- **WHAT IS BEING ASKED**
For this exercise, repeat all of the material verbatim apart from its images.

- **SUPPLIED DATA**
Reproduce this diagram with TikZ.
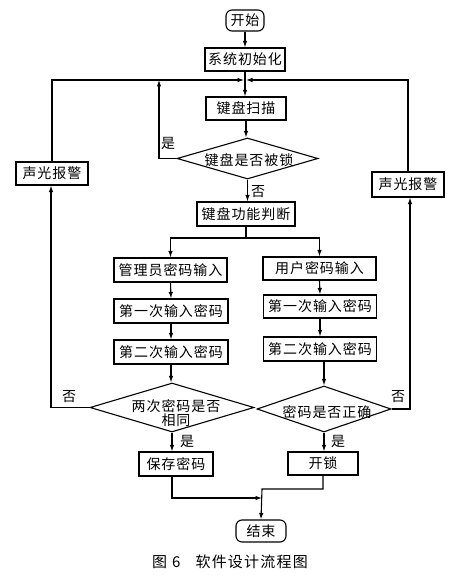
\documentclass[tikz,border=0pt]{standalone}
\usepackage{fontspec}
\newfontfamily\cjk[LetterSpace=7]{Noto Sans CJK SC}
\newfontfamily\cjkcap[LetterSpace=8]{Noto Sans CJK SC}
\usetikzlibrary{shapes.geometric,arrows.meta}
\tikzset{
  box/.style={draw, line width=1.1pt, inner sep=0pt, font=\cjk\fontsize{14}{15}\selectfont},
  term/.style={box, rounded corners=6pt},
  dia/.style={draw, line width=1.1pt, diamond, inner sep=0pt},
  ln/.style={line width=1.1pt},
  arr/.style={ln, -{Latex[length=6.5pt,width=4.5pt]}},
  lbl/.style={font=\cjk\fontsize{14}{15}\selectfont, inner sep=0pt},
}
\begin{document}
\begin{tikzpicture}[x=1pt,y=-1pt]
\fill[white] (0,0) rectangle (467,577);
\useasboundingbox (0,0) rectangle (467,577);
% nodes
\node[term, minimum width=38pt, minimum height=21pt] (start) at (245,20.5) {开始};
\node[box, minimum width=80pt, minimum height=23pt] (init) at (245,59.5) {系统初始化};
\node[box, minimum width=80pt, minimum height=23pt] (scan) at (246,108.5) {键盘扫描};
\node[dia, minimum width=141pt, minimum height=41pt] (lockd) at (247.5,158.5) {};
\node[lbl] (lockt) at (249,160) {键盘是否被锁};
\node[box, minimum width=72pt, minimum height=23pt] (alarmL) at (52,173.5) {声光报警};
\node[box, minimum width=72pt, minimum height=25pt] (alarmR) at (408,184.5) {声光报警};
\node[box, minimum width=98pt, minimum height=24pt] (func) at (246,214) {键盘功能判断};
\node[box, minimum width=113pt, minimum height=24pt] (adm) at (170.5,270) {管理员密码输入};
\node[box, minimum width=113pt, minimum height=23pt] (usr) at (319.5,268.5) {用户密码输入};
\node[box, minimum width=114pt, minimum height=24pt] (l1) at (171,311) {第一次输入密码};
\node[box, minimum width=113pt, minimum height=23pt] (r1) at (320,306.5) {第一次输入密码};
\node[box, minimum width=114pt, minimum height=24pt] (l2) at (171,352) {第二次输入密码};
\node[box, minimum width=113pt, minimum height=24pt] (r2) at (320,349) {第二次输入密码};
\node[dia, minimum width=164pt, minimum height=49pt] (d2) at (172,407.5) {};
\node[lbl, align=center] (d2t) at (176,413.5) {两次密码是否\\[-1pt]相同};
\node[dia, minimum width=134pt, minimum height=46pt] (d3) at (324,409) {};
\node[lbl] (d3t) at (327,412) {密码是否正确};
\node[box, minimum width=74pt, minimum height=24pt] (save) at (176,464) {保存密码};
\node[box, minimum width=70pt, minimum height=23pt] (unlock) at (323,463.5) {开锁};
\node[term, minimum width=50pt, minimum height=22pt] (end) at (261,531) {结束};
% connectors
\coordinate (J) at (245,80);
\draw[arr] (start.south) -- (init.north);
\draw[arr] (init.south) -- (init.south |- scan.north);
\draw[arr] (alarmL.north) -- (alarmL.north |- J) -- ([xshift=-1pt]J);
\draw[arr] (alarmR.north) -- (alarmR.north |- J) -- ([xshift=1pt]J);
\draw[arr] (scan.south) -- (scan.south |- lockd.north);
\draw[arr] (lockd.west) -- (159,158.5) -- (159,80);
\node[lbl] (yes1) at (168,143) {是};
\draw[arr] (lockd.south) -- (lockd.south |- func.north);
\node[lbl] (no1) at (258,192) {否};
\draw[ln] (func.south) -- (246,238) coordinate (F);
\draw[arr] (F) -| (adm.north);
\draw[arr] (F) -| (usr.north);
\draw[arr] (adm.south) -- (l1.north);
\draw[arr] (l1.south) -- (l2.north);
\draw[arr] (l2.south) -- (l2.south |- d2.north);
\draw[arr] (usr.south) -- (r1.north);
\draw[arr] (r1.south) -- (r2.north);
\draw[arr] (r2.south -| d3.north) -- (d3.north);
\draw[arr] (d2.west) -- (51,407.5) -- (alarmL.south -| 51,0);
\node[lbl] (no2) at (69,397) {否};
\draw[arr] (d3.east) -- (410,409) -- (alarmR.south -| 410,0);
\node[lbl] (no3) at (398,397) {否};
\draw[arr] (d2.south) -- (d2.south |- save.north);
\node[lbl] (yes2) at (187,441) {是};
\draw[arr] (d3.south) -- (d3.south |- unlock.north);
\node[lbl] (yes3) at (338,441) {是};
\coordinate (M) at (262,498);
\draw[arr] (d2.south |- save.south) -- (172,498) -- (M);
\draw[arr] (unlock.south) -- (323,489) -- (262,489) -- (end.north);
% caption
\node[inner sep=0pt, font=\cjkcap\fontsize{15}{16}\selectfont] (cap) at (230,562) {图\hspace{5pt}6\hspace{15pt}软件设计流程图};
\end{tikzpicture}
\end{document}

- **SOLUTION TO THIS PROBLEM**
Reproduce this diagram with TikZ.
\documentclass[tikz,border=0pt]{standalone}
\usepackage{fontspec}
\newfontfamily\cjk[LetterSpace=7]{Noto Sans CJK SC}
\newfontfamily\cjkcap[LetterSpace=8]{Noto Sans CJK SC}
\usetikzlibrary{shapes.geometric,arrows.meta}
\tikzset{
  box/.style={draw, line width=1.1pt, inner sep=0pt, font=\cjk\fontsize{14}{15}\selectfont},
  term/.style={box, rounded corners=6pt},
  dia/.style={draw, line width=1.1pt, diamond, inner sep=0pt},
  ln/.style={line width=1.1pt},
  arr/.style={ln, -{Latex[length=6.5pt,width=4.5pt]}},
  lbl/.style={font=\cjk\fontsize{14}{15}\selectfont, inner sep=0pt},
}
\begin{document}
\begin{tikzpicture}[x=1pt,y=-1pt]
\fill[white] (0,0) rectangle (467,577);
\useasboundingbox (0,0) rectangle (467,577);
% nodes
\node[term, minimum width=38pt, minimum height=21pt] (start) at (245,20.5) {开始};
\node[box, minimum width=80pt, minimum height=23pt] (init) at (245,59.5) {系统初始化};
\node[box, minimum width=80pt, minimum height=23pt] (scan) at (246,108.5) {键盘扫描};
\node[dia, minimum width=141pt, minimum height=41pt] (lockd) at (247.5,158.5) {};
\node[lbl] (lockt) at (249,160) {键盘是否被锁};
\node[box, minimum width=72pt, minimum height=23pt] (alarmL) at (52,173.5) {声光报警};
\node[box, minimum width=72pt, minimum height=25pt] (alarmR) at (408,184.5) {声光报警};
\node[box, minimum width=98pt, minimum height=24pt] (func) at (246,214) {键盘功能判断};
\node[box, minimum width=113pt, minimum height=24pt] (adm) at (170.5,270) {管理员密码输入};
\node[box, minimum width=113pt, minimum height=23pt] (usr) at (319.5,268.5) {用户密码输入};
\node[box, minimum width=114pt, minimum height=24pt] (l1) at (171,311) {第一次输入密码};
\node[box, minimum width=113pt, minimum height=23pt] (r1) at (320,306.5) {第一次输入密码};
\node[box, minimum width=114pt, minimum height=24pt] (l2) at (171,352) {第二次输入密码};
\node[box, minimum width=113pt, minimum height=24pt] (r2) at (320,349) {第二次输入密码};
\node[dia, minimum width=164pt, minimum height=49pt] (d2) at (172,407.5) {};
\node[lbl, align=center] (d2t) at (176,413.5) {两次密码是否\\[-1pt]相同};
\node[dia, minimum width=134pt, minimum height=46pt] (d3) at (324,409) {};
\node[lbl] (d3t) at (327,412) {密码是否正确};
\node[box, minimum width=74pt, minimum height=24pt] (save) at (176,464) {保存密码};
\node[box, minimum width=70pt, minimum height=23pt] (unlock) at (323,463.5) {开锁};
\node[term, minimum width=50pt, minimum height=22pt] (end) at (261,531) {结束};
% connectors
\coordinate (J) at (245,80);
\draw[arr] (start.south) -- (init.north);
\draw[arr] (init.south) -- (init.south |- scan.north);
\draw[arr] (alarmL.north) -- (alarmL.north |- J) -- ([xshift=-1pt]J);
\draw[arr] (alarmR.north) -- (alarmR.north |- J) -- ([xshift=1pt]J);
\draw[arr] (scan.south) -- (scan.south |- lockd.north);
\draw[arr] (lockd.west) -- (159,158.5) -- (159,80);
\node[lbl] (yes1) at (168,143) {是};
\draw[arr] (lockd.south) -- (lockd.south |- func.north);
\node[lbl] (no1) at (258,192) {否};
\draw[ln] (func.south) -- (246,238) coordinate (F);
\draw[arr] (F) -| (adm.north);
\draw[arr] (F) -| (usr.north);
\draw[arr] (adm.south) -- (l1.north);
\draw[arr] (l1.south) -- (l2.north);
\draw[arr] (l2.south) -- (l2.south |- d2.north);
\draw[arr] (usr.south) -- (r1.north);
\draw[arr] (r1.south) -- (r2.north);
\draw[arr] (r2.south -| d3.north) -- (d3.north);
\draw[arr] (d2.west) -- (51,407.5) -- (alarmL.south -| 51,0);
\node[lbl] (no2) at (69,397) {否};
\draw[arr] (d3.east) -- (410,409) -- (alarmR.south -| 410,0);
\node[lbl] (no3) at (398,397) {否};
\draw[arr] (d2.south) -- (d2.south |- save.north);
\node[lbl] (yes2) at (187,441) {是};
\draw[arr] (d3.south) -- (d3.south |- unlock.north);
\node[lbl] (yes3) at (338,441) {是};
\coordinate (M) at (262,498);
\draw[arr] (d2.south |- save.south) -- (172,498) -- (M);
\draw[arr] (unlock.south) -- (323,489) -- (262,489) -- (end.north);
% caption
\node[inner sep=0pt, font=\cjkcap\fontsize{15}{16}\selectfont] (cap) at (230,562) {图\hspace{5pt}6\hspace{15pt}软件设计流程图};
\end{tikzpicture}
\end{document}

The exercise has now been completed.